Link to Paper: https://www.mosharaf.com/wp-content/uploads/faircloud-sigcomm12.pdf

Problem

In cloud environments, CPU and memory are two important shared resources provided to tenants, and the amount shared is proportional to how much a tenant pays. Cloud providers also provide guarantees on these resources (performance etc). The network is also an important shared resource, but cloud providers rarely offered guarantees on the network bandwidth, and it is not scaled to payment.

Networks are difficult to share because a VM’s network allocation depends on the other VMs running on the same machine, as well as other VMs that communicate over each link used by the VM. In contrast, CPUs and memory do not have this complication.

Approach

The authors of this paper present a study of the problem of network sharing in cloud environments. They present three key requirements that network sharing should meet:

  • min-guarantee: Tenants should have guarantees on the minimum network bandwidth.
  • high utilization: When network demands are low, active applications should be able to scale up bandwidth consumption, thus improving network utilization and boosting the applications’ performance.
  • payment proportionality: Network resources should be divided among tenants in proportion to their payments.

Using several examples, the authors show that there is a fundamental tradeoff between min-guarantee and network proportionality, and another tradeoff between network proportionality and high utilization. In order to properly navigate these tradeoffs, they define five useful properties: work conservation, strategy-proofness, utilization incentives, communication-pattern independence, and symmetry.

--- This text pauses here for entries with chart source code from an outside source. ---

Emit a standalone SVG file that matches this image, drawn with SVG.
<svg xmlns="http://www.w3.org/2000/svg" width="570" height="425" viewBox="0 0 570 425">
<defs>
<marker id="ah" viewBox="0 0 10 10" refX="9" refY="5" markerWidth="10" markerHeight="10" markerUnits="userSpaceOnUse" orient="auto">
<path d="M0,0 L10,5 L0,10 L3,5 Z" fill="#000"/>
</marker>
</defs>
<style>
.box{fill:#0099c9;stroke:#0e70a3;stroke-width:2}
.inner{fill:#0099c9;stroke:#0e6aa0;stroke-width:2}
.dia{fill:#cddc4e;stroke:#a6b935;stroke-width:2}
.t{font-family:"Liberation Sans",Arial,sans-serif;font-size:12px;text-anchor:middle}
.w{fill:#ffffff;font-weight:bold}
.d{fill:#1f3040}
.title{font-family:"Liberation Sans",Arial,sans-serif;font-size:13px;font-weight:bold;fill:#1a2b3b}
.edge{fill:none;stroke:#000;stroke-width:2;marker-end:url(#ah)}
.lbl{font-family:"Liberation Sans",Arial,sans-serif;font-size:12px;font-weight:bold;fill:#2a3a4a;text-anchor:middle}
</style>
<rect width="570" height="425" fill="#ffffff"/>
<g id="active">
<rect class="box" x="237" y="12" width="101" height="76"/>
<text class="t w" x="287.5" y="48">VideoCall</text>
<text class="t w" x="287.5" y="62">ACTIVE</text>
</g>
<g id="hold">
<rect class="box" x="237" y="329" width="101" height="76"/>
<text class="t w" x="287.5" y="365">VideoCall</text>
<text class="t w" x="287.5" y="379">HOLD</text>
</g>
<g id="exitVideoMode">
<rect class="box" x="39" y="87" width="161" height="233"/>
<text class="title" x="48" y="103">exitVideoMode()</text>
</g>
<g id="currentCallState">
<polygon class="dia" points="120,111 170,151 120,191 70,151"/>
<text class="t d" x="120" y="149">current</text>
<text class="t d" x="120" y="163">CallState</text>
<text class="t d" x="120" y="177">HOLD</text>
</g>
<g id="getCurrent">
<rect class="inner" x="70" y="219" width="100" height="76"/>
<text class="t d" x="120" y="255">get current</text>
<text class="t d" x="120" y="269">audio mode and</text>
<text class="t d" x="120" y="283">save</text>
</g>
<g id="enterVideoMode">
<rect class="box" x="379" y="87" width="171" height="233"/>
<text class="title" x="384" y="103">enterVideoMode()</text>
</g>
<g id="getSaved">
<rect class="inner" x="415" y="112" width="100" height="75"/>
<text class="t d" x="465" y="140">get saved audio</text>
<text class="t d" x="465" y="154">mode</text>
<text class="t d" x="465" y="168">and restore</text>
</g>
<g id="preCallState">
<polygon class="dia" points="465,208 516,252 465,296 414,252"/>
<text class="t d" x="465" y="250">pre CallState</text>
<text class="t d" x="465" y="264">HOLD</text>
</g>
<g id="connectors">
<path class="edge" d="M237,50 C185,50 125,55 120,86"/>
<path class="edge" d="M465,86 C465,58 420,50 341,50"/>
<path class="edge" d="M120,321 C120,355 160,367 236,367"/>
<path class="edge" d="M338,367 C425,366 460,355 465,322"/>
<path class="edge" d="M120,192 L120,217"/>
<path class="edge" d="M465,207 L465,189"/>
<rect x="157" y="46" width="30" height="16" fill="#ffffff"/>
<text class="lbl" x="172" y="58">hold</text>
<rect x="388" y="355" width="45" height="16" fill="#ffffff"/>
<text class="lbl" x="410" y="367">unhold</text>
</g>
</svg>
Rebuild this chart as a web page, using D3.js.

Building upon these, the authors propose three allocation policies that have different tradeoffs:

  • Proportional Sharing at Link-level (PS-L): Achieves link proportionality and can satisfy the five network properties listed above except strategy-proofness.
  • Proportional Sharing at Network-level (PS-N): Provides better proportionality at the network level, but it does not fully provide utilization incentives.
  • Proportional Sharing on Proximate Links (PS-P): Provides minimum bandwidth guarantees in tree-based topologies.

Strengths & Weaknesses and Possible Follow-Up Ideas

The paper convincingly argues that there cannot be a one-size-fits-all approach to network sharing while trying to balance between the three main requirements - min-guarantee, proportionality, and high utilization. It is well-written, with a detailed explanation of the problem which aids understanding of the paper.

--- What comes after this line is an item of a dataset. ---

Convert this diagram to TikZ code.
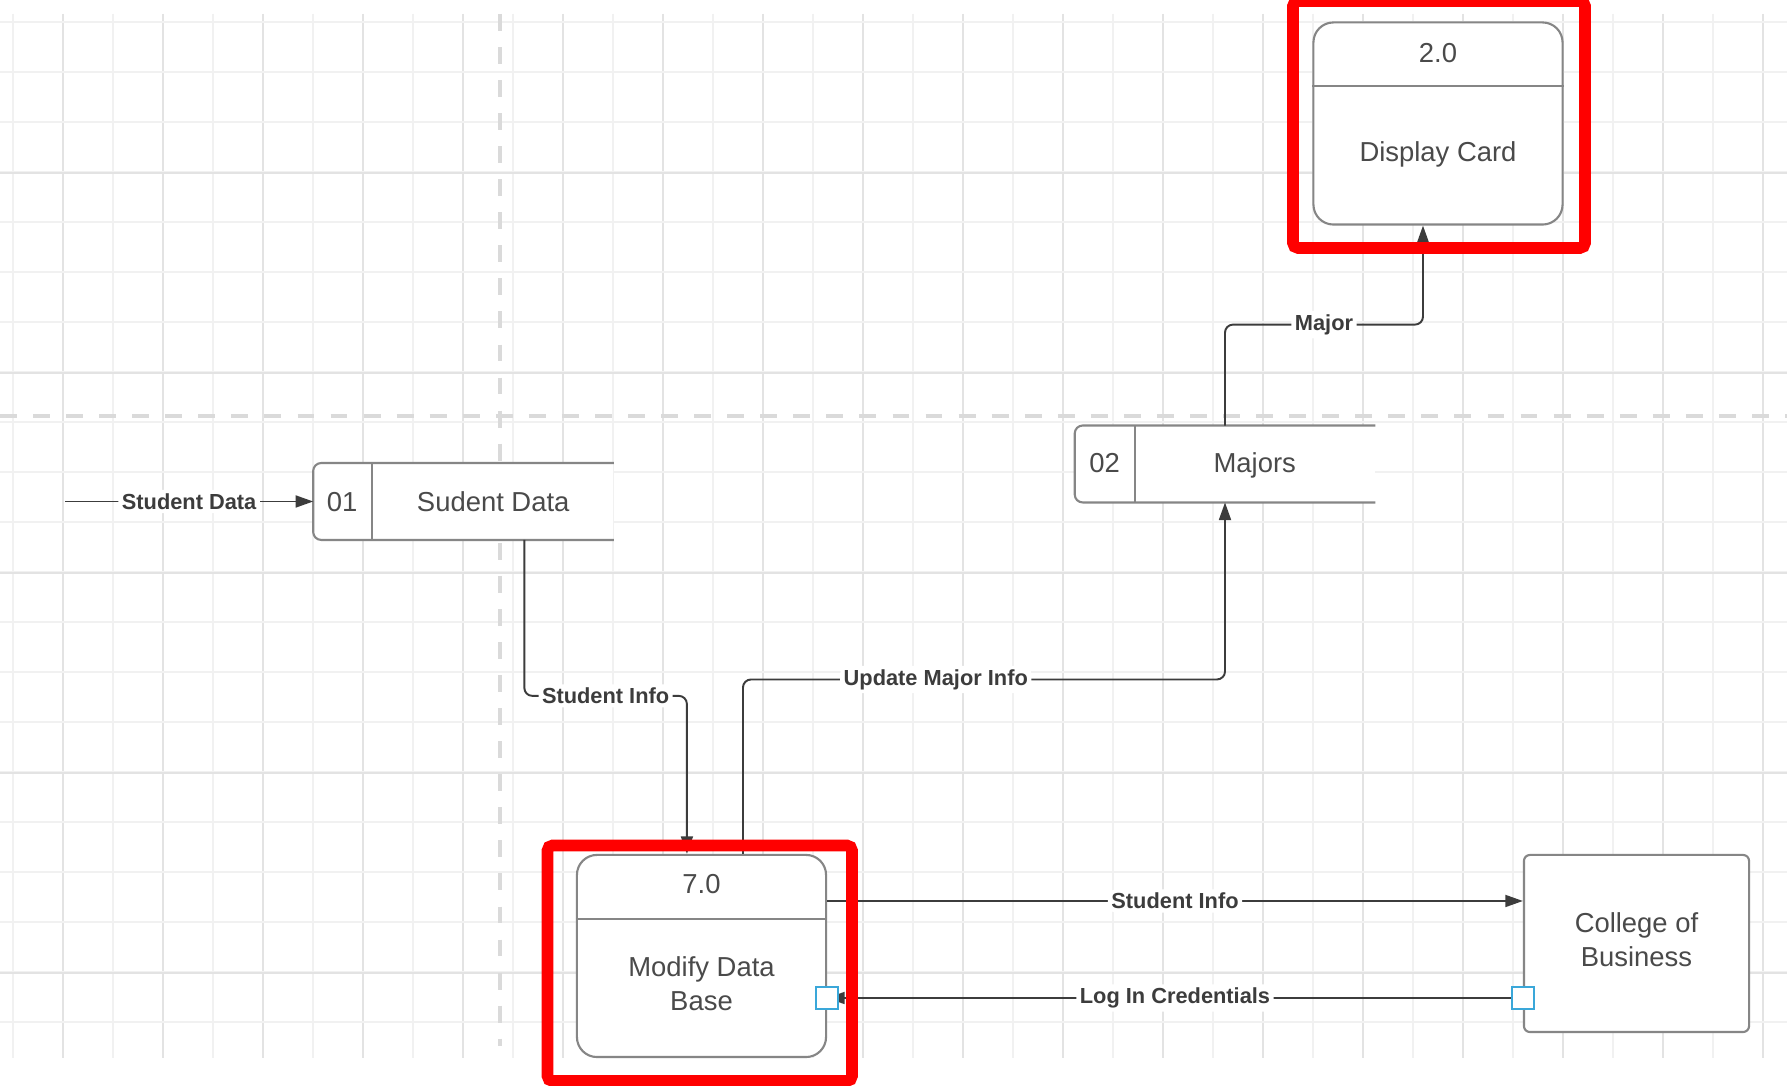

Some examples used to explain the problem seem to assume tenants’ knowledge of the cluster network topology and try to prevent behavior intended to exploit this knowledge (strategy-proofness). For most public cloud deployments, tenants don’t have much control over where their VMs are deployed in the cloud and where they are in relation to other tenants’ VMs. For data centers operated by single organizations, strategy-proofness may not be a priority since all “tenants” (which may be different teams) are part of the same organization.

Overall, I think customer demand will be important to determine whether or not the implementation and deployment effort of these allocation policies in a data center will be worth it. A follow-up idea would be a concrete, deployable system containing the different network properties this paper presents, with options to create new policies by selecting among them.